The problem:
State the number of lines that contain "this", with no other text.

Given information:

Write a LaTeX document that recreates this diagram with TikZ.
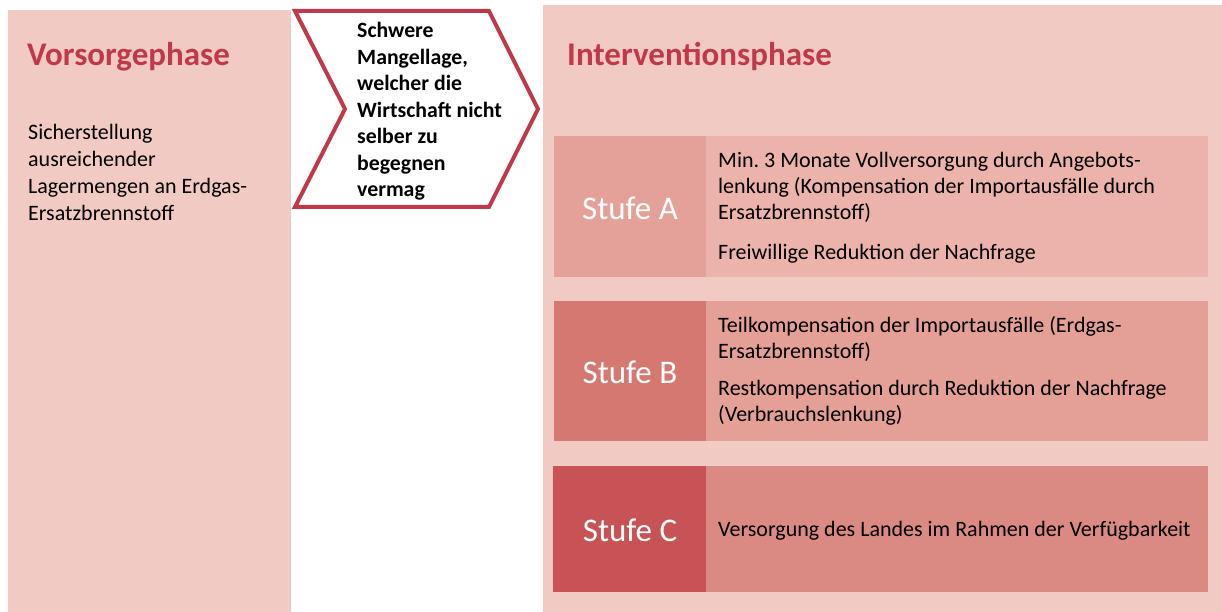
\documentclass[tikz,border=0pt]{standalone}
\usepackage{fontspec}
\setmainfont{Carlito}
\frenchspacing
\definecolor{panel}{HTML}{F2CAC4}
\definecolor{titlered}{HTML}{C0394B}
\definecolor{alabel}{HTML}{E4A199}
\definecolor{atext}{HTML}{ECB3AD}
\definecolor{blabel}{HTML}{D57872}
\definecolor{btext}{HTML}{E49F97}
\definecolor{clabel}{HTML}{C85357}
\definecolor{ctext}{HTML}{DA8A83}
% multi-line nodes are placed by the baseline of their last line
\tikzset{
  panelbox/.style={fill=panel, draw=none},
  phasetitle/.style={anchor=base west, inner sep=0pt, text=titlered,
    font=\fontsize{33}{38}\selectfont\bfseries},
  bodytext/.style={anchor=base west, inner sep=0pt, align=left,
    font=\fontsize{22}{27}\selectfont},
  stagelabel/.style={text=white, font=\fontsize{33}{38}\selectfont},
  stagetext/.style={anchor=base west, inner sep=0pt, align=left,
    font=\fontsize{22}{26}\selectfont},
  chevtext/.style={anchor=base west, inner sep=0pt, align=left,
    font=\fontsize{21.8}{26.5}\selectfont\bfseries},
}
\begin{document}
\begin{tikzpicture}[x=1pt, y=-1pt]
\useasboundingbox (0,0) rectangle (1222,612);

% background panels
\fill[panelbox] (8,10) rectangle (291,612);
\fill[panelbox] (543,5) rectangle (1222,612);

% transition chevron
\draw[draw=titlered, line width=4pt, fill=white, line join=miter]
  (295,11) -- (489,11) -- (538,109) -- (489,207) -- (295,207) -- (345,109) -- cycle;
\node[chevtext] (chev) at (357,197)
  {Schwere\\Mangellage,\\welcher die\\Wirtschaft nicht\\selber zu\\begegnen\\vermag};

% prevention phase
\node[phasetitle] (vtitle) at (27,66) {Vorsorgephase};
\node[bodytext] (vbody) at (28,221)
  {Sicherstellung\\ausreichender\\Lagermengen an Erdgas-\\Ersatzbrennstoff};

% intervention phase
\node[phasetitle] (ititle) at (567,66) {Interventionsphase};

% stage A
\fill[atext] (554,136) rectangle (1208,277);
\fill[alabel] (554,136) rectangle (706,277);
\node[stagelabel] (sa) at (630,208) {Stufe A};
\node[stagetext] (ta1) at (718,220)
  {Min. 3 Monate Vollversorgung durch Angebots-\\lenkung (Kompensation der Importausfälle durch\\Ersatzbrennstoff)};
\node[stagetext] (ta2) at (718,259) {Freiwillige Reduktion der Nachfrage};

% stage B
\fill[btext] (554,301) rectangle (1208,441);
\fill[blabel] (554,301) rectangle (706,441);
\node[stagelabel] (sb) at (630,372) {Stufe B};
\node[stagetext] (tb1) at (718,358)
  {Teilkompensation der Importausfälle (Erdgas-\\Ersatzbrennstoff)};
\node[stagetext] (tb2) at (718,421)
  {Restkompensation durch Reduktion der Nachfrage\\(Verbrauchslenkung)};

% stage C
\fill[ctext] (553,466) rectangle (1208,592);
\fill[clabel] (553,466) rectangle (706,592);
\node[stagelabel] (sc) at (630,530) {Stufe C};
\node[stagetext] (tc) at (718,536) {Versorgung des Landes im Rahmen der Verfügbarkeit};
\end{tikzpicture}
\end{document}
...
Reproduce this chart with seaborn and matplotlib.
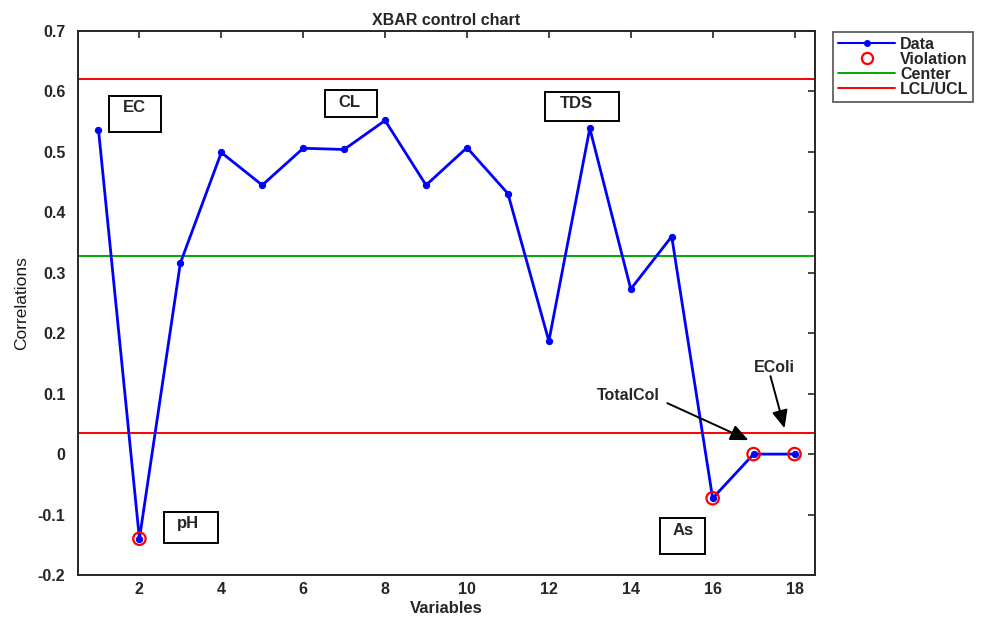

Written response:
2